Print the records below exactly, starting at the first line and stopping after the line that contains "return 1 - (y - T) / PH". Leave out any pictures.
Start of Supplied records
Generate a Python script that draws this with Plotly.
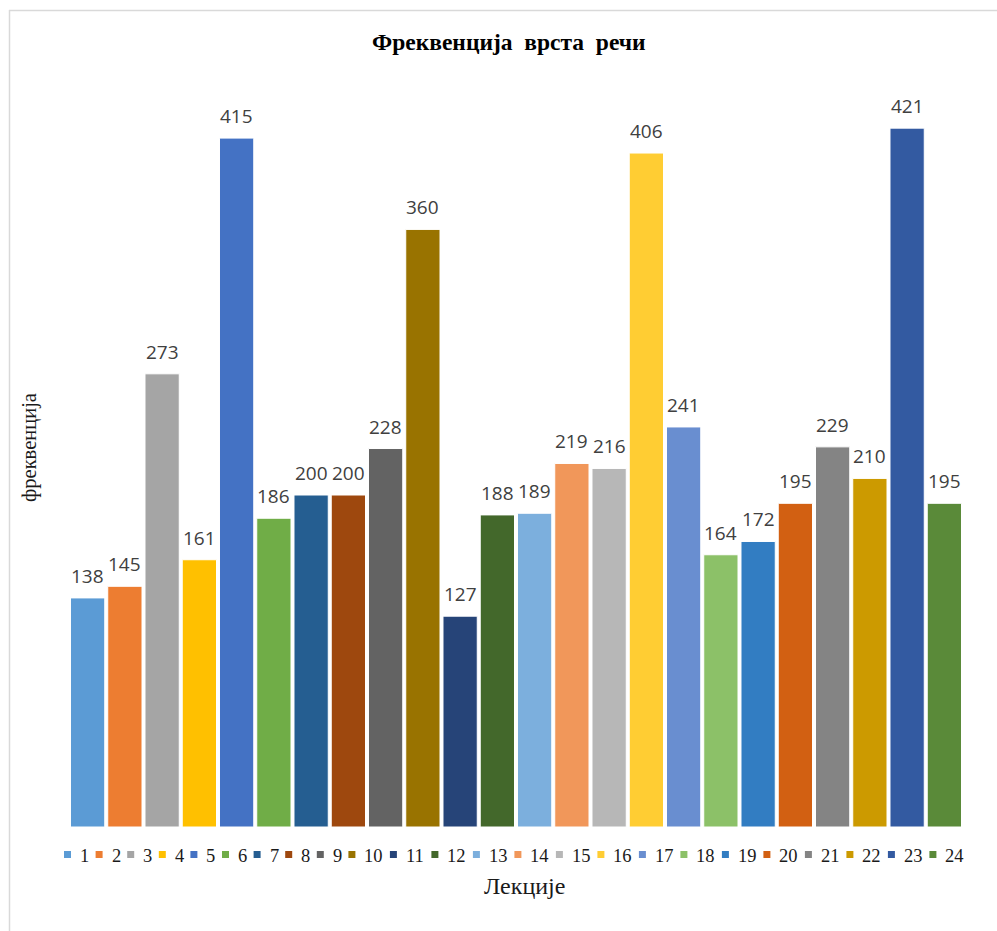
import plotly.graph_objects as go

# Lesson numbers and word-type frequency per lesson
lessons = list(range(1, 25))
frequencies = [138, 145, 273, 161, 415, 186, 200, 200, 228, 360, 127, 188,
               189, 219, 216, 406, 241, 164, 172, 195, 229, 210, 421, 195]
colors = ["#5B9BD5", "#ED7D31", "#A5A5A5", "#FFC000", "#4472C4", "#70AD47",
          "#255E91", "#9E480E", "#636363", "#997300", "#264478", "#43682B",
          "#7CAFDD", "#F1975A", "#B7B7B7", "#FFCD33", "#698ED0", "#8CC168",
          "#327DC2", "#D26012", "#848484", "#CC9A00", "#335AA1", "#5A8A39"]

W, H = 997, 931
L, R, T, B = 69, 34, 80, 104
PW, PH = W - L - R, H - T - B


def px(x):
    return (x - L) / PW


def py(y):
    return 1 - (y - T) / PH


fig = go.Figure()
annotations = []
for lesson, val, col in zip(lessons, frequencies, colors):
    fig.add_trace(go.Bar(
        x=[lesson], y=[val], name=str(lesson), width=0.92,
        marker=dict(color=col, line=dict(color="white", width=1)),
        showlegend=False,
    ))
    # value label above each bar
    annotations.append(dict(x=lesson, y=val, xref="x", yref="y",
                            text=str(val), showarrow=False,
                            xanchor="center", yanchor="middle", yshift=22,
                            font=dict(family="Open Sans", size=19, color="#404040")))

# Legend row: small colour squares followed by the lesson number
shapes = []
x = 64.0
for lesson, col in zip(lessons, colors):
    shapes.append(dict(type="rect", xref="paper", yref="paper",
                       x0=px(x), x1=px(x + 7), y0=py(858), y1=py(851),
                       fillcolor=col, line=dict(width=0)))
    annotations.append(dict(xref="paper", yref="paper", x=px(x + 14), y=py(855.5),
                            text=str(lesson), showarrow=False, xanchor="left",
                            yanchor="middle",
                            font=dict(family="Liberation Serif", size=18.5, color="#1a1a1a")))
    x += 31.6 if lesson < 10 else 41.5

# Outer frame (top and left edges)
shapes.append(dict(type="line", xref="paper", yref="paper",
                   x0=px(9), x1=px(997), y0=py(10.5), y1=py(10.5),
                   line=dict(color="#D9D9D9", width=1.5)))
shapes.append(dict(type="line", xref="paper", yref="paper",
                   x0=px(9.5), x1=px(9.5), y0=py(10), y1=py(931),
                   line=dict(color="#D9D9D9", width=1.5)))

annotations.append(dict(xref="paper", yref="paper", x=px(509), y=py(42),
                        text="<b>Фреквенција  врста  речи</b>", showarrow=False,
                        xanchor="center", yanchor="middle",
                        font=dict(family="Liberation Serif", size=23.5, color="#000000")))
annotations.append(dict(xref="paper", yref="paper", x=px(524), y=py(886),
                        text="Лекције", showarrow=False,
                        xanchor="center", yanchor="middle",
                        font=dict(family="Liberation Serif", size=24, color="#1a1a1a")))
annotations.append(dict(xref="paper", yref="paper", x=px(29), y=py(448),
                        text="фреквенција", showarrow=False, textangle=-90,
                        xanchor="center", yanchor="middle",
                        font=dict(family="Liberation Serif", size=20.5, color="#1a1a1a")))

fig.update_layout(
    width=W, height=H,
    margin=dict(l=L, r=R, t=T, b=B),
    paper_bgcolor="white", plot_bgcolor="white",
    barmode="overlay",
    showlegend=False,
    shapes=shapes, annotations=annotations,
    xaxis=dict(range=[0.5, 24.5], showticklabels=False, showgrid=False,
               zeroline=False, showline=False, ticks=""),
    yaxis=dict(range=[0, 450], showticklabels=False, showgrid=False,
               zeroline=False, showline=False, ticks=""),
)

fig.write_html("out.html")
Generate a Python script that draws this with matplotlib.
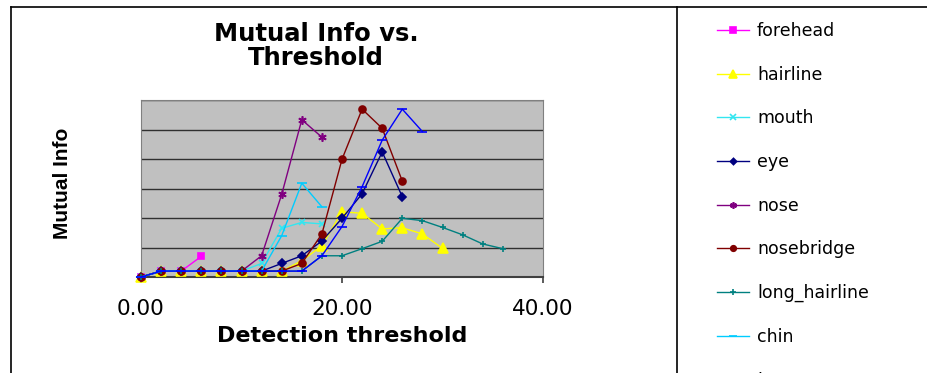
import matplotlib.pyplot as plt
from matplotlib.lines import Line2D

# values (x step is 2, every series starts at 0)
forehead = [0, 0.2, 0.2, 0.7]
hairline = [0, 0.2, 0.2, 0.2, 0.2, 0.2, 0.2, 0.2, 0.55, 1.06, 2.21, 2.16, 1.63, 1.67, 1.46, 0.97]
mouth = [0, 0.2, 0.2, 0.2, 0.2, 0.2, 0.46, 1.65, 1.85, 1.8]
eye = [0, 0.2, 0.2, 0.2, 0.2, 0.2, 0.2, 0.46, 0.72, 1.22, 1.99, 2.82, 4.24, 2.72]
nose = [0, 0.2, 0.2, 0.2, 0.2, 0.2, 0.72, 2.8, 5.33, 4.74]
nosebridge = [0, 0.2, 0.2, 0.2, 0.2, 0.2, 0.2, 0.2, 0.46, 1.46, 3.99, 5.69, 5.04, 3.25]
long_hairline = [0, 0.2, 0.2, 0.2, 0.2, 0.2, 0.2, 0.2, 0.2, 0.72, 0.72, 0.96, 1.21, 1.99, 1.91, 1.68, 1.43, 1.12, 0.96]
chin = [0, 0.2, 0.2, 0.2, 0.2, 0.2, 0.2, 1.4, 3.18, 2.38]
# ninth series: its legend label is cut off at the bottom of the image
l_series = [0, 0.2, 0.2, 0.2, 0.2, 0.2, 0.2, 0.2, 0.2, 0.72, 1.71, 3.06, 4.64, 5.69, 4.93]

names = ['forehead', 'hairline', 'mouth', 'eye', 'nose', 'nosebridge',
         'long_hairline', 'chin', 'l']
series = [forehead, hairline, mouth, eye, nose, nosebridge, long_hairline, chin, l_series]
x_step = 2
xticks = [0, 20, 40]
xtick_labels = ['0.00', '20.00', '40.00']

colors = ['#FF00FF', '#FFFF00', '#33E6F0', '#000080', '#800080', '#800000',
          '#008080', '#00CCFF', '#0000FF']
markers = ['s', '^', 'x', 'D', (6, 2, 0), 'o', '+', '_', '_']
msizes = [5, 7, 5, 4, 6, 5, 5, 7, 7]

W, H = 927, 373
fig = plt.figure(figsize=(W / 100, H / 100), dpi=100)
plt.rcParams['font.family'] = 'DejaVu Sans'

ax = fig.add_axes([141 / W, 1 - 277 / H, (543 - 141) / W, (277 - 100) / H])
ax.set_facecolor('#C0C0C0')

for name, vals, c, m, ms in zip(names, series, colors, markers, msizes):
    xs = [i * x_step for i in range(len(vals))]
    ax.plot(xs, vals, color=c, marker=m, markersize=ms, linewidth=1,
            markeredgewidth=1.2, label=name, clip_on=False, zorder=3)

ax.set_xlim(0, 40)
ax.set_ylim(0, 6)
ax.set_yticks([1, 2, 3, 4, 5, 6])
ax.set_yticklabels([])
ax.tick_params(axis='y', length=0)
ax.grid(axis='y', color='#303030', linewidth=1)
ax.set_xticks(xticks)
ax.set_xticklabels(xtick_labels, fontsize=15.5)
ax.tick_params(axis='x', direction='out', length=4, width=1.2, pad=12, color='#404040')
for s in ['left', 'right', 'top']:
    ax.spines[s].set_color('#808080')
ax.spines['bottom'].set_color('#404040')
ax.spines['bottom'].set_linewidth(1.5)

fig.text(316 / W, 1 - 46 / H, 'Mutual Info vs.\nThreshold', ha='center', va='center',
         fontsize=17.5, fontweight='bold', linespacing=1.05)
fig.text(342 / W, 1 - 336 / H, 'Detection threshold', ha='center', va='center',
         fontsize=16, fontweight='bold')
fig.text(62 / W, 1 - 183 / H, 'Mutual Info', ha='center', va='center', rotation=90,
         fontsize=15, fontweight='bold', family='Liberation Sans')

# outer chart frame and legend box edge
fig.add_artist(Line2D([11 / W, 1], [1 - 7 / H, 1 - 7 / H], color='black', linewidth=1.2))
fig.add_artist(Line2D([11 / W, 11 / W], [0, 1 - 7 / H], color='black', linewidth=1.2))
fig.add_artist(Line2D([677 / W, 677 / W], [0, 1 - 7 / H], color='black', linewidth=1.2))

handles, labels = ax.get_legend_handles_labels()
fig.legend(handles, labels, loc='upper left', bbox_to_anchor=(717 / W, 1 - 22 / H),
           frameon=False, fontsize=12.5, borderpad=0, borderaxespad=0,
           handlelength=1.85, handletextpad=0.45, labelspacing=1.48, markerscale=0.8)

fig.savefig('out.png', dpi=100)
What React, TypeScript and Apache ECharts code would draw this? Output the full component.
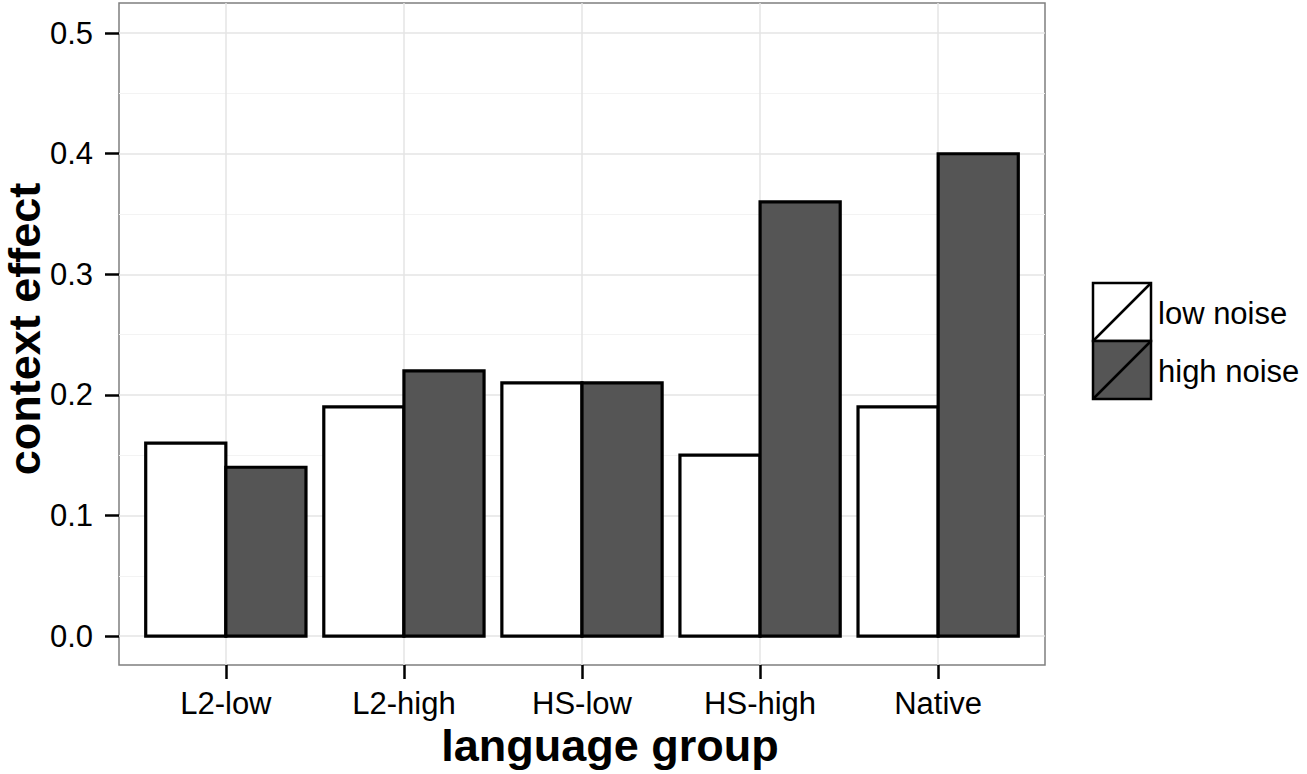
import React, { useEffect, useRef } from "react";
import * as echarts from "echarts";

const categories = ["L2-low", "L2-high", "HS-low", "HS-high", "Native"];
const lowNoise = [0.16, 0.19, 0.21, 0.15, 0.19];
const highNoise = [0.14, 0.22, 0.21, 0.36, 0.4];
const yMajorTicks = [0, 0.1, 0.2, 0.3, 0.4, 0.5];
const yMinorTicks = [0.05, 0.15, 0.25, 0.35, 0.45];
const xTicks = [1, 2, 3, 4, 5];
const seriesNames = ["low noise", "high noise"];

const FONT = "'Liberation Sans', Arial, Helvetica, sans-serif";
const DARK = "#555555";
const BAR_W = 0.45;

function makeRender(side: "left" | "right", fill: string) {
  return (params: any, api: any) => {
    const x = api.value(0);
    const v = api.value(1);
    const x0 = side === "left" ? x - BAR_W : x;
    const x1 = side === "left" ? x : x + BAR_W;
    const p0 = api.coord([x0, 0]);
    const p1 = api.coord([x1, v]);
    return {
      type: "rect",
      shape: { x: p0[0], y: p1[1], width: p1[0] - p0[0], height: p0[1] - p1[1] },
      style: { fill, stroke: "#000", lineWidth: 3.2 },
    };
  };
}

export default function App() {
  const ref = useRef<HTMLDivElement>(null);
  useEffect(() => {
    if (!ref.current) return;
    const chart = echarts.init(ref.current, undefined, { renderer: "svg" });
    const tickStyle = { color: "#000", width: 2.5 };
    const option: any = {
      animation: false,
      backgroundColor: "#fff",
      grid: {
        left: 119,
        right: 262,
        top: 3,
        bottom: 109,
        show: true,
        borderColor: "#7f7f7f",
        borderWidth: 1.5,
        backgroundColor: "transparent",
      },
      xAxis: {
        type: "value",
        min: 0.4,
        max: 5.6,
        axisLine: { show: false, onZero: false },
        axisTick: { show: true, length: 14, lineStyle: tickStyle, customValues: xTicks },
        axisLabel: {
          show: true,
          customValues: xTicks,
          margin: 24,
          color: "#000",
          fontSize: 31,
          lineHeight: 28,
          fontFamily: FONT,
          formatter: (v: number) => categories[Math.round(v) - 1] ?? "",
        },
        splitLine: { show: true, lineStyle: { color: "#e5e5e5", width: 1.5 } },
      },
      yAxis: [
        {
          type: "value",
          min: -0.024,
          max: 0.525,
          axisLine: { show: false },
          axisTick: { show: true, length: 14, lineStyle: tickStyle, customValues: yMajorTicks },
          axisLabel: {
            show: true,
            customValues: yMajorTicks,
            margin: 26,
            color: "#000",
            fontSize: 31,
            fontFamily: FONT,
            formatter: (v: number) => v.toFixed(1),
          },
          splitLine: { show: true, lineStyle: { color: "#e5e5e5", width: 1.5 } },
        },
        {
          type: "value",
          min: -0.024,
          max: 0.525,
          position: "right",
          axisLine: { show: false },
          axisTick: { show: false, customValues: yMinorTicks },
          axisLabel: { show: false, customValues: yMinorTicks },
          splitLine: { show: true, lineStyle: { color: "#f3f3f3", width: 1.2 } },
        },
      ],
      series: [
        {
          name: seriesNames[0],
          type: "custom",
          renderItem: makeRender("left", "#ffffff"),
          encode: { x: 0, y: 1 },
          data: lowNoise.map((v, i) => [xTicks[i], v]),
          z: 3,
        },
        {
          name: seriesNames[1],
          type: "custom",
          renderItem: makeRender("right", DARK),
          encode: { x: 0, y: 1 },
          data: highNoise.map((v, i) => [xTicks[i], v]),
          z: 4,
        },
      ],
      graphic: [
        {
          type: "text",
          x: 610,
          y: 745,
          style: {
            text: "language group",
            fontSize: 45,
            lineHeight: 40,
            fontWeight: "bold",
            fontFamily: FONT,
            fill: "#000",
            textAlign: "center",
            textVerticalAlign: "middle",
          },
        },
        {
          type: "text",
          x: 24,
          y: 329,
          rotation: Math.PI / 2,
          style: {
            text: "context effect",
            fontSize: 45,
            lineHeight: 40,
            fontWeight: "bold",
            fontFamily: FONT,
            fill: "#000",
            textAlign: "center",
            textVerticalAlign: "middle",
          },
        },
        {
          type: "group",
          children: [
            {
              type: "rect",
              shape: { x: 1093, y: 283, width: 58, height: 58 },
              style: { fill: "#fff", stroke: "#000", lineWidth: 2.5 },
            },
            {
              type: "line",
              shape: { x1: 1093, y1: 341, x2: 1151, y2: 283 },
              style: { stroke: "#000", lineWidth: 2.5 },
            },
            {
              type: "rect",
              shape: { x: 1093, y: 341, width: 58, height: 58 },
              style: { fill: DARK, stroke: "#000", lineWidth: 2.5 },
            },
            {
              type: "line",
              shape: { x1: 1093, y1: 399, x2: 1151, y2: 341 },
              style: { stroke: "#000", lineWidth: 2.5 },
            },
            {
              type: "text",
              x: 1158,
              y: 313,
              style: {
                text: seriesNames[0],
                fontSize: 31,
                fontFamily: FONT,
                fill: "#000",
                textAlign: "left",
                textVerticalAlign: "middle",
              },
            },
            {
              type: "text",
              x: 1158,
              y: 371,
              style: {
                text: seriesNames[1],
                fontSize: 31,
                fontFamily: FONT,
                fill: "#000",
                textAlign: "left",
                textVerticalAlign: "middle",
              },
            },
          ],
        },
      ],
    };
    chart.setOption(option);
    return () => chart.dispose();
  }, []);
  return (
    <div
      ref={ref}
      style={{ position: "absolute", left: 0, top: 0, width: 1307, height: 774 }}
    />
  );
}
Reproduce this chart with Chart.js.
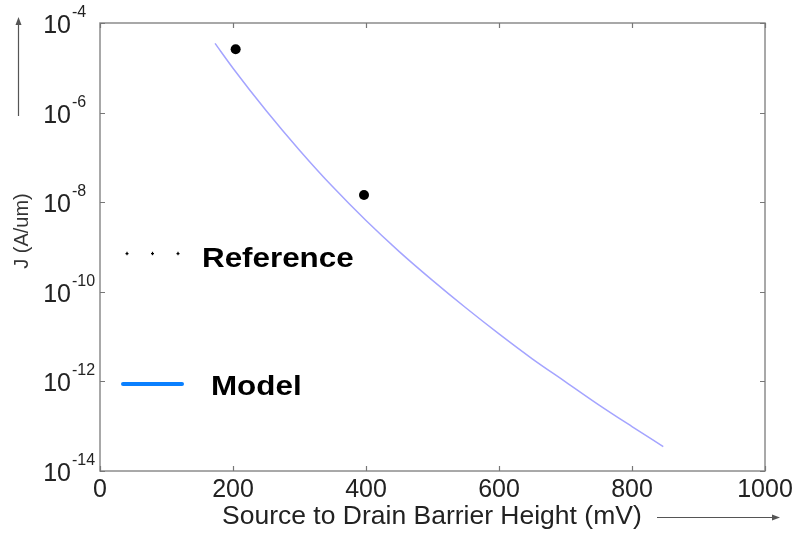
End of Supplied records
- _Answer to the problem_
Generate a Python script that draws this with Plotly.
import plotly.graph_objects as go

# Lesson numbers and word-type frequency per lesson
lessons = list(range(1, 25))
frequencies = [138, 145, 273, 161, 415, 186, 200, 200, 228, 360, 127, 188,
               189, 219, 216, 406, 241, 164, 172, 195, 229, 210, 421, 195]
colors = ["#5B9BD5", "#ED7D31", "#A5A5A5", "#FFC000", "#4472C4", "#70AD47",
          "#255E91", "#9E480E", "#636363", "#997300", "#264478", "#43682B",
          "#7CAFDD", "#F1975A", "#B7B7B7", "#FFCD33", "#698ED0", "#8CC168",
          "#327DC2", "#D26012", "#848484", "#CC9A00", "#335AA1", "#5A8A39"]

W, H = 997, 931
L, R, T, B = 69, 34, 80, 104
PW, PH = W - L - R, H - T - B


def px(x):
    return (x - L) / PW


def py(y):
    return 1 - (y - T) / PH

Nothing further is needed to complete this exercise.